Wednesday, April 12, 2006

Roar




Listening to the radio in the car... singing along with what ever comes on. Then that song about going down swinging comes on and I get annoyed. It's hot today and my mind seems to be buried under.. something. I get the sense that everything is slow and hot. I had a non-bad dream last night. Well actually sometime this morning. Since I woke up at 5 AM and didn't fall back to sleep after that.
On Sunday my Grandparents are celebrating their 50th Anniversary. We are having a mini-Easter tomorrow because everyone is off work on Thursdays. So I will have super cute pictures to post tomorrow. It's hot. Bleh. I just ate 3 of those mini Reeses Peanut Butter Cups and that made me think of how I need to go on a diet.

Friday, April 07, 2006

Strange Lizard


This lizard was lounging (upsidedown) in the sun a few mornings ago.
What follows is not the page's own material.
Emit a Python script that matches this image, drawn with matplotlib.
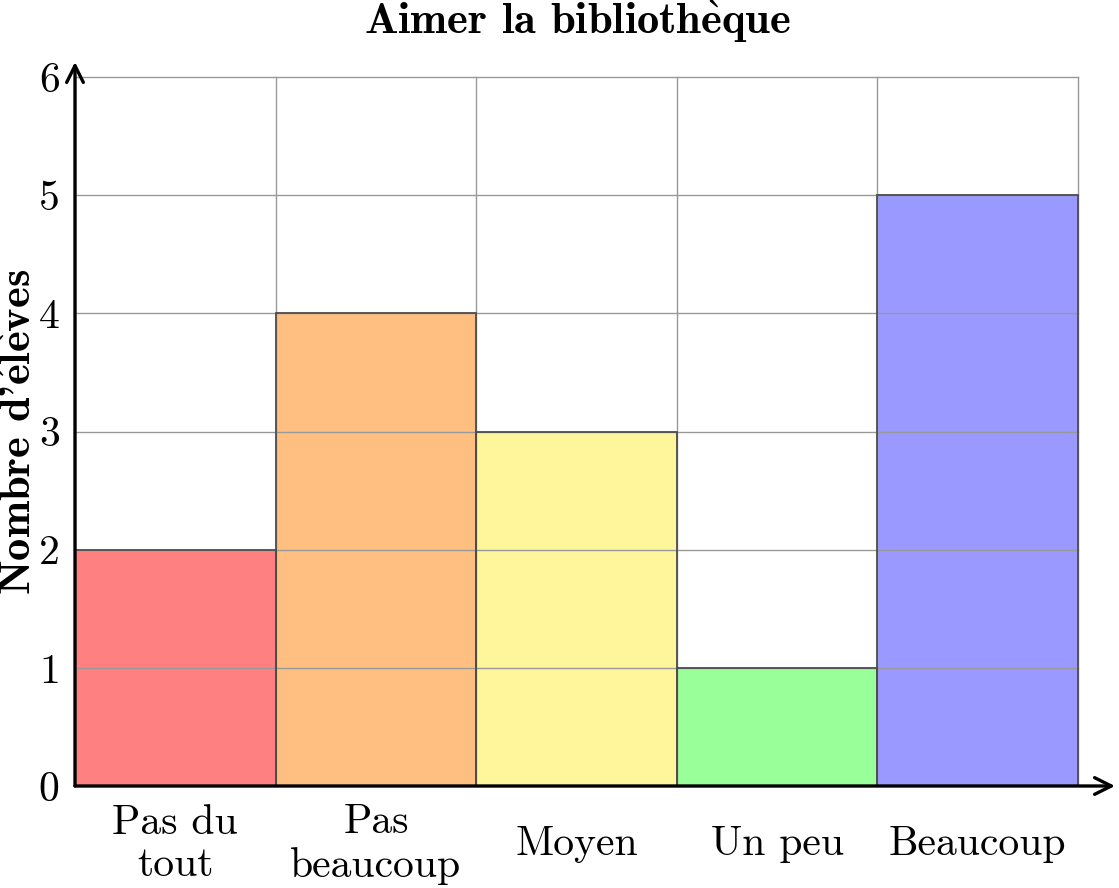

He was HUGE for a normal lizard and very suspicious looking. My heart was seriously pounding as I held the camera close to get a good shot. I don't know what it is about reptiles, they freak me out! After his photo shoot the lizard decided he had enough and climbed back over the wall. I wish I had added something for scale but you can tell he is about as big as a cinder block. I'm interested to know what kind of creepy crawly he is. I've never seen a lizzy like him.

Thursday, April 06, 2006

Ara Update:: She stood!




It seems like everyday Ara is hitting some huge milestone! It actually makes my heart beat harder or faster or louder or something when ever I think about it. Today, Ara had been down for her nap for about 30 minutes when I start hearing her little voice over the baby monitor. She likes to talk to herself after a good sleep, you see. I listen for a few minutes then creep into the room to sneak a peak. Well, she is WIDE awake laying with her feet in the air. So I help her sit up and we play a game of peak-a-bo through the crib slates. She giggles so cute every time I pop up and pretend to bite her fingers which she has on the top of the crib. Then, out of no where she just pulls herself up! There she is, just standing up on her own. I screamed with delight. Which threw her off a bit, of course. She plopped back down on her butt. Then... she does it again. By this time my excitement has everyone else in the room cheering her on. She has teeth and she stands... what next?

who what where

This is a test post. Therefore it is unlikely to be interesting or worth while in any way. I tried setting this up on my server but it looks like my hosting is not compatible i.e. I don't get it lol. We will see how remote hosting goes for now.

*edit*
With a little help I was finally able to put this page on my server. My old blog is still up but I will be posting updates here. I'm sure it is obvious from the haphazard look of my site that a redesign is in the works. I am up to my old tricks of working for a few hours on a design then when it is all put together I stand back and absolutely hate it! Lol. I am trying to put some forethought into the HTML so that the next redesign will go more smoothly.